The T-Wolves didn't have the pieces to pull of a trade for A.I. Even if Garnett wanted it done, it just wasn't going to happen.

[March 1, 2007 7:06 PM]  |  link  |  reply
stopmikelupica said

Randy Foye has to be more desirable to Philly than Andre Miller. And Minnesota's #1 is just as nice as Denver's (probably around the same pick).

Minny lacks the salary cap fodder for this season (ironically enough, Denver used Joe Smith for that), but since Philly isn't making it under the cap next season anyway (or just barely), they could have taken on '08 expiring contracts, like Ricky Davis.

Ricky Davis + Randy Foye + #1 pick > Denver's package, no?

Or they could have gotten a third team involved. Point is, if they wanted to get it done, they could have gotten it done. It's not like Philly was looking to get the best deal... they moved AI on the cheap.

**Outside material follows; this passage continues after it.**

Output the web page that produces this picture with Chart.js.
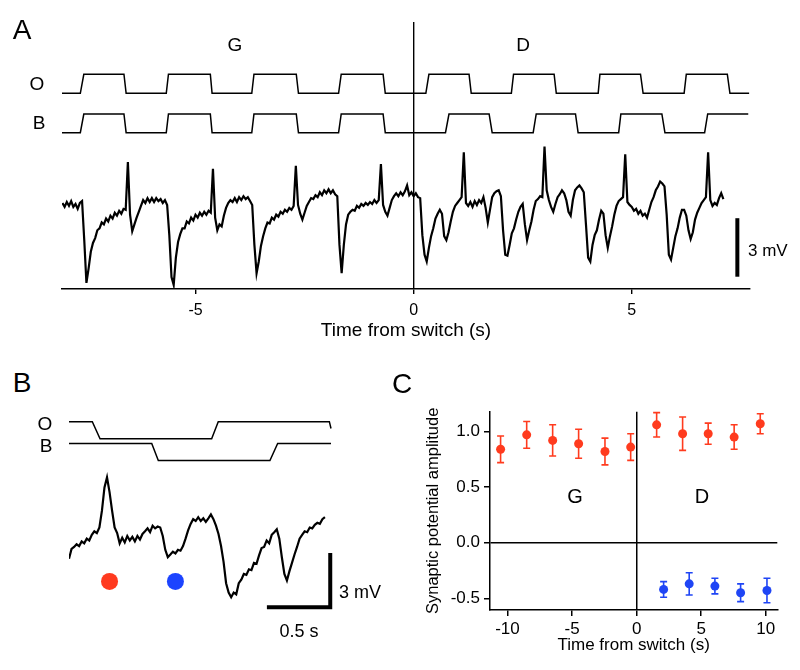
<!DOCTYPE html>
<html>
<head>
<meta charset="utf-8">
<script src="https://cdn.jsdelivr.net/npm/chart.js@4"></script>
<style>
  html, body { margin: 0; padding: 0; background: #fff; }
  #wrap { position: relative; width: 800px; height: 670px; overflow: hidden; font-family: 'Liberation Sans', Arial, Helvetica, sans-serif; color: #000; }
  canvas { position: absolute; }
  .lbl { position: absolute; line-height: 1; white-space: nowrap; transform: translate(-50%, -50%); }
  .lft { transform: translate(0, -50%); }
</style>
</head>
<body>
<div id="wrap">
  <canvas id="chartA" width="800" height="345" style="left:0;top:0"></canvas>
  <canvas id="chartB" width="380" height="240" style="left:0;top:400px"></canvas>
  <canvas id="chartC" width="420" height="310" style="left:380px;top:360px"></canvas>

  <div class="lbl" style="left:22px;top:30px;font-size:28px">A</div>
  <div class="lbl" style="left:235px;top:44px;font-size:19px">G</div>
  <div class="lbl" style="left:523px;top:44px;font-size:19px">D</div>
  <div class="lbl" style="left:37px;top:83px;font-size:19px">O</div>
  <div class="lbl" style="left:39px;top:122px;font-size:19px">B</div>
  <div class="lbl lft" style="left:748px;top:250px;font-size:17px">3 mV</div>

  <div class="lbl" style="left:22px;top:383px;font-size:28px">B</div>
  <div class="lbl" style="left:45px;top:423px;font-size:19px">O</div>
  <div class="lbl" style="left:46px;top:445px;font-size:19px">B</div>
  <div class="lbl lft" style="left:339px;top:592px;font-size:18px">3 mV</div>
  <div class="lbl" style="left:299px;top:631px;font-size:18px">0.5 s</div>

  <div class="lbl" style="left:402px;top:384px;font-size:28px">C</div>
  <div class="lbl" style="left:575px;top:496px;font-size:20px">G</div>
  <div class="lbl" style="left:702px;top:496px;font-size:20px">D</div>
</div>
<script>
// ---- Panel A: stimulus steps (s, level 0/1) ----
const stimTimesOA = [-8.07,-7.64,-7.56,-6.64,-6.59,-5.67,-5.62,-4.66,-4.62,-3.71,-3.66,-2.69,-2.64,-1.72,-1.66,-0.70,-0.65,0.28,0.35,1.27,1.32,2.24,2.29,3.22,3.27,4.23,4.27,5.20,5.26,6.20,6.25,7.19,7.25,7.69];
const stimLevelsOA = [0,0,1,1,0,0,1,1,0,0,1,1,0,0,1,1,0,0,1,1,0,0,1,1,0,0,1,1,0,0,1,1,0,0];
const stimTimesBA = [-8.07,-7.64,-7.56,-6.64,-6.59,-5.67,-5.62,-4.66,-4.62,-3.71,-3.66,-2.69,-2.64,-1.72,-1.66,-0.70,-0.65,0.73,0.81,1.73,1.80,2.74,2.81,3.71,3.77,4.70,4.75,5.69,5.76,6.67,6.74,7.67];
const stimLevelsBA = [0,0,1,1,0,0,1,1,0,0,1,1,0,0,1,1,0,0,1,1,0,0,1,1,0,0,1,1,0,0,1,1];

// ---- Panel A: membrane potential (mV), sampled every 0.05 s from -8.05 s ----
const vmStartA = -8.05, vmStepA = 0.05;
const vmA = [
  0.1,-0.1,0.15,-0.05,0.2,-0.1,0.05,-0.2,0.1,0.2,
  -1.8,-4.0,-3.25,-2.4,-1.95,-1.7,-1.3,-1.2,-0.9,-1.0,
  -0.7,-0.85,-0.55,-0.7,-0.4,-0.55,-0.3,-0.45,-0.2,-0.25,
  2.2,-0.5,-1.35,-1.0,-0.65,-0.35,-0.05,0.25,0.1,0.35,
  0.15,0.35,0.15,0.35,0.2,0.3,0.1,0.25,0,-1.55,
  -3.7,-4.1,-2.7,-1.9,-1.5,-1.2,-1.2,-0.85,-0.95,-0.65,
  -0.8,-0.5,-0.65,-0.4,-0.55,-0.35,-0.5,-0.3,-0.4,1.85,
  -0.65,-1.3,-1.0,-1.1,-0.55,-0.15,0.1,0.25,0.15,0.35,
  0.15,0.4,0.25,0.45,0.3,0.4,0.2,0,-2.05,-3.5,
  -2.9,-2.1,-1.6,-1.2,-0.9,-0.95,-0.65,-0.75,-0.5,-0.6,
  -0.35,-0.45,-0.25,-0.35,-0.15,-0.25,-0.05,2.0,0,-0.45,
  -0.75,-0.4,-0.05,0.15,0.35,0.3,0.5,0.4,0.65,0.5,
  0.75,0.6,0.8,0.6,0.75,0.55,0.45,-2.05,-3.5,-2.05,
  -1.0,-0.5,-0.35,-0.25,-0.3,-0.05,-0.15,0.05,-0.05,0.1,
  0,0.15,0.05,0.25,0.1,0.25,2.1,0,-0.35,-0.55,
  -0.15,0.25,0.45,0.6,0.45,0.65,0.5,0.7,1.0,0.5,
  0.65,0.45,0.6,0.4,0.35,-1.55,-2.55,-2.9,-2.2,-1.6,
  -1.2,-0.7,-0.45,-0.25,-0.45,-1.6,-1.8,-1.4,-0.85,-0.35,
  -0.05,0.1,0.25,0.4,2.7,0.1,-0.05,0.15,-0.1,0.2,
  0,0.25,0.1,0.4,-0.15,-0.9,-0.25,0.4,0.6,0.7,
  0.75,0.45,-1.3,-2.55,-2.6,-2.05,-1.45,-1.2,-0.75,-0.35,
  -0.1,0.05,-1.0,-1.8,-1.3,-0.85,-0.25,0.2,0.3,0.45,
  0.4,3.0,0.75,0.25,-0.1,-0.35,0.05,0.4,0.55,0.75,
  0.6,0.25,-0.35,-0.55,0.25,0.75,0.9,1.0,0.85,0.65,
  -1.0,-2.7,-2.9,-2.05,-1.55,-1.3,-0.75,-0.3,-0.45,-1.55,
  -2.2,-1.6,-1.1,-0.5,-0.05,0.2,0.3,0.4,2.6,0.15,
  0,-0.1,-0.3,-0.2,-0.45,-0.3,-0.55,-0.45,-0.65,-0.25,
  0.15,0.4,0.75,0.95,1.2,1.1,0.95,-0.5,-2.55,-2.8,
  -2.2,-1.6,-1.2,-0.65,-0.25,-0.25,-0.55,-1.3,-1.75,-1.4,
  -0.75,-0.4,-0.15,0.1,0.25,0.4,2.7,0.25,-0.05,0.1,
  0,0.35,0.6,0.3
];
const tickTimesA = [-5, 0, 5];

// ---- Panel B: one cycle, time from 0 s ----
const stimTimesOB = [0, 0.184, 0.245, 1.126, 1.178, 2.055, 2.068];
const stimLevelsOB = [1, 1, 0, 0, 1, 1, 0.6];
const stimTimesBB = [0, 0.653, 0.705, 1.586, 1.647, 2.068];
const stimLevelsBB = [1, 1, 0, 0, 1, 1];
const vmStartB = 0, vmStepB = 0.02;
const vmB = [
  -1.12,-0.57,-0.46,-0.31,-0.41,-0.15,-0.26,0,-0.1,0.21,
  0.41,0.31,0.62,1.55,2.84,3.4,2.58,1.55,0.62,0.31,
  -0.26,0.05,-0.21,0.15,-0.1,0.1,-0.15,0.15,-0.05,0.26,
  0.41,0.57,0.36,0.72,0.57,0.67,0.62,0.15,-0.62,-1.03,
  -0.88,-0.72,-0.82,-0.62,-0.67,-0.41,0,0.46,0.82,1.08,
  0.98,1.19,0.98,1.13,0.93,1.13,1.34,1.08,0.72,0.26,
  -0.41,-1.29,-2.47,-2.99,-3.25,-2.99,-3.09,-2.47,-2.27,-1.96,
  -2.01,-1.7,-1.75,-1.34,-1.39,-0.93,-0.52,-0.46,-0.1,-0.26,
  0.21,0.36,0.52,0,-1.03,-1.96,-2.32,-1.8,-1.34,-0.88,
  -0.46,0,0.21,0.41,0.36,0.62,0.57,0.77,0.88,0.82,
  1.08,1.19
];
const markTimesB = [0.32, 0.84];
const markLevelB = -2.37;

// ---- Panel C: amplitude vs time from switch ----
const timesRed = [-10.53,-8.51,-6.50,-4.49,-2.45,-0.46,1.55,3.56,5.54,7.55,9.57];
const ampRed   = [0.84,0.97,0.92,0.89,0.82,0.86,1.06,0.98,0.98,0.95,1.07];
const errRed   = [0.12,0.12,0.14,0.13,0.12,0.12,0.11,0.15,0.095,0.11,0.09];
const timesBlue = [2.09,4.07,6.06,8.05,10.09];
const ampBlue   = [-0.42,-0.37,-0.39,-0.45,-0.43];
const errBlue   = [0.07,0.10,0.07,0.08,0.11];
const tickTimesC = [-10, -5, 0, 5, 10];
const tickAmpC = [-0.5, 0, 0.5, 1.0];

Chart.defaults.font.family = "'Liberation Sans', Arial, Helvetica, sans-serif";
Chart.defaults.color = '#000';

const pts = (xs, ys) => xs.map((x, i) => ({x: x, y: ys[i]}));
const sampled = (start, step, vs) => vs.map((v, i) => ({x: start + i * step, y: v}));
const fixTicks = arr => (axis => { axis.ticks = arr.map(v => ({value: v})); });
const zeroGrid = ctx => (ctx.tick && ctx.tick.value === 0) ? '#000' : 'rgba(0,0,0,0)';

// vertical / L-shaped scale bars, in data units
const scaleBars = {
  id: 'scaleBars',
  afterDatasetsDraw(chart, args, opts) {
    const {ctx, scales} = chart;
    const x = scales.x, y = scales.yV;
    ctx.save();
    ctx.strokeStyle = '#000';
    ctx.lineWidth = 4;
    ctx.lineJoin = 'miter';
    ctx.beginPath();
    if (opts.tLen) {
      ctx.moveTo(x.getPixelForValue(opts.t), y.getPixelForValue(opts.v));
      ctx.lineTo(x.getPixelForValue(opts.t + opts.tLen), y.getPixelForValue(opts.v));
      ctx.lineTo(x.getPixelForValue(opts.t + opts.tLen), y.getPixelForValue(opts.v + opts.vLen));
    } else {
      ctx.moveTo(x.getPixelForValue(opts.t), y.getPixelForValue(opts.v));
      ctx.lineTo(x.getPixelForValue(opts.t), y.getPixelForValue(opts.v + opts.vLen));
    }
    ctx.stroke();
    ctx.restore();
  }
};

const errorBars = {
  id: 'errorBars',
  beforeDatasetsDraw(chart) {
    const {ctx, scales: {x, y}} = chart;
    chart.data.datasets.forEach(ds => {
      if (!ds.errors) return;
      ctx.save();
      ctx.strokeStyle = ds.backgroundColor;
      ctx.lineWidth = 1.6;
      ds.data.forEach((p, i) => {
        const px = x.getPixelForValue(p.x);
        const y1 = y.getPixelForValue(p.y + ds.errors[i]);
        const y2 = y.getPixelForValue(p.y - ds.errors[i]);
        ctx.beginPath();
        ctx.moveTo(px, y1); ctx.lineTo(px, y2);
        ctx.moveTo(px - 3.5, y1); ctx.lineTo(px + 3.5, y1);
        ctx.moveTo(px - 3.5, y2); ctx.lineTo(px + 3.5, y2);
        ctx.stroke();
      });
      ctx.restore();
    });
  }
};

const traceStyle = { borderColor: '#000', borderWidth: 1.5, pointRadius: 0, tension: 0, fill: false };

// Panel A
new Chart(document.getElementById('chartA'), {
  type: 'line',
  data: {
    datasets: [
      Object.assign({ data: pts(stimTimesOA, stimLevelsOA), yAxisID: 'yO' }, traceStyle),
      Object.assign({ data: pts(stimTimesBA, stimLevelsBA), yAxisID: 'yB' }, traceStyle),
      Object.assign({ data: sampled(vmStartA, vmStepA, vmA), yAxisID: 'yV' }, traceStyle, { borderWidth: 2.2 })
    ]
  },
  options: {
    responsive: false, animation: false,
    layout: { padding: { left: 62, right: 50, top: 22, bottom: 2.6 } },
    plugins: { legend: { display: false }, tooltip: { enabled: false },
      scaleBars: { t: 7.42, v: -3.68, vLen: 3 } },
    scales: {
      x: {
        type: 'linear', min: -8.06, max: 7.71,
        afterBuildTicks: fixTicks(tickTimesA),
        afterFit: s => { s.height = 53.4; },
        border: { display: true, color: '#000', width: 1.4 },
        grid: { drawOnChartArea: true, color: zeroGrid, tickColor: '#000', lineWidth: 1.4, tickLength: 5 },
        ticks: { font: { size: 16 }, padding: 7, maxRotation: 0 },
        title: { display: true, text: 'Time from switch (s)', font: { size: 19 }, padding: 0 }
      },
      yO: { display: false, min: -10.3, max: 3.75 },
      yB: { display: false, min: -8.36, max: 5.92 },
      yV: { display: false, min: -4.31, max: 9.38 }
    }
  },
  plugins: [scaleBars]
});

// Panel B
new Chart(document.getElementById('chartB'), {
  type: 'line',
  data: {
    datasets: [
      Object.assign({ data: pts(stimTimesOB, stimLevelsOB), yAxisID: 'yO' }, traceStyle),
      Object.assign({ data: pts(stimTimesBB, stimLevelsBB), yAxisID: 'yB' }, traceStyle),
      Object.assign({ data: sampled(vmStartB, vmStepB, vmB), yAxisID: 'yV' }, traceStyle, { borderWidth: 2.2 }),
      { type: 'scatter', data: markTimesB.map(t => ({x: t, y: markLevelB})), yAxisID: 'yV',
        pointRadius: 8.5, borderWidth: 0, backgroundColor: ['#ff3a1f', '#1c44ff'] }
    ]
  },
  options: {
    responsive: false, animation: false,
    layout: { padding: { left: 69, right: 40, top: 0, bottom: 0 } },
    plugins: { legend: { display: false }, tooltip: { enabled: false },
      scaleBars: { t: 1.562, tLen: 0.5, v: -3.8, vLen: 3 } },
    scales: {
      x: { type: 'linear', display: false, min: 0, max: 2.139 },
      yO: { display: false, min: -11.27, max: 1.77 },
      yB: { display: false, min: -10.05, max: 3.06 },
      yV: { display: false, min: -5.15, max: 7.22 }
    }
  },
  plugins: [scaleBars]
});

// Panel C
new Chart(document.getElementById('chartC'), {
  type: 'scatter',
  data: {
    datasets: [
      { data: pts(timesRed, ampRed), errors: errRed, backgroundColor: '#ff3b1e', pointRadius: 4.5, borderWidth: 0 },
      { data: pts(timesBlue, ampBlue), errors: errBlue, backgroundColor: '#1f45f5', pointRadius: 4.5, borderWidth: 0 }
    ]
  },
  options: {
    responsive: false, animation: false,
    layout: { padding: { left: 43.4, right: 22.7, top: 51.7, bottom: 14.8 } },
    plugins: { legend: { display: false }, tooltip: { enabled: false } },
    scales: {
      x: {
        type: 'linear', min: -11.35, max: 10.89,
        afterBuildTicks: fixTicks(tickTimesC),
        afterFit: s => { s.height = 45.2; },
        border: { display: true, color: '#000', width: 1.5 },
        grid: { drawOnChartArea: true, color: zeroGrid, tickColor: '#000', lineWidth: 1.5, tickLength: 6 },
        ticks: { font: { size: 17 }, padding: 3, maxRotation: 0 },
        title: { display: true, text: 'Time from switch (s)', font: { size: 17 }, padding: 0 }
      },
      y: {
        type: 'linear', min: -0.605, max: 1.178,
        afterBuildTicks: fixTicks(tickAmpC),
        afterFit: s => { s.width = 66.6; },
        border: { display: true, color: '#000', width: 1.5 },
        grid: { drawOnChartArea: true, color: zeroGrid, tickColor: '#000', lineWidth: 1.5, tickLength: 6 },
        ticks: { font: { size: 17 }, padding: 4, callback: v => v.toFixed(1) },
        title: { display: true, text: 'Synaptic potential amplitude', font: { size: 16.5 }, padding: 0 }
      }
    }
  },
  plugins: [errorBars]
});
</script>
</body>
</html>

[March 1, 2007 9:03 PM]  |  link  |  reply
brian said

Minnesota doesn't have a first round pick this year. Maybe they could've gotten a third team involved, but there was no way the Sixers were doing this deal without getting at least one first rounder and an expiring contract back. And what would that third team have gotten out of the deal?

I think Minnesota is where Iverson wanted to go, and I know the Sixers wanted Foye, but there was no way for it to work out. The Sixers got the best deal out there, two #1's, an expiring contract and a starting PG.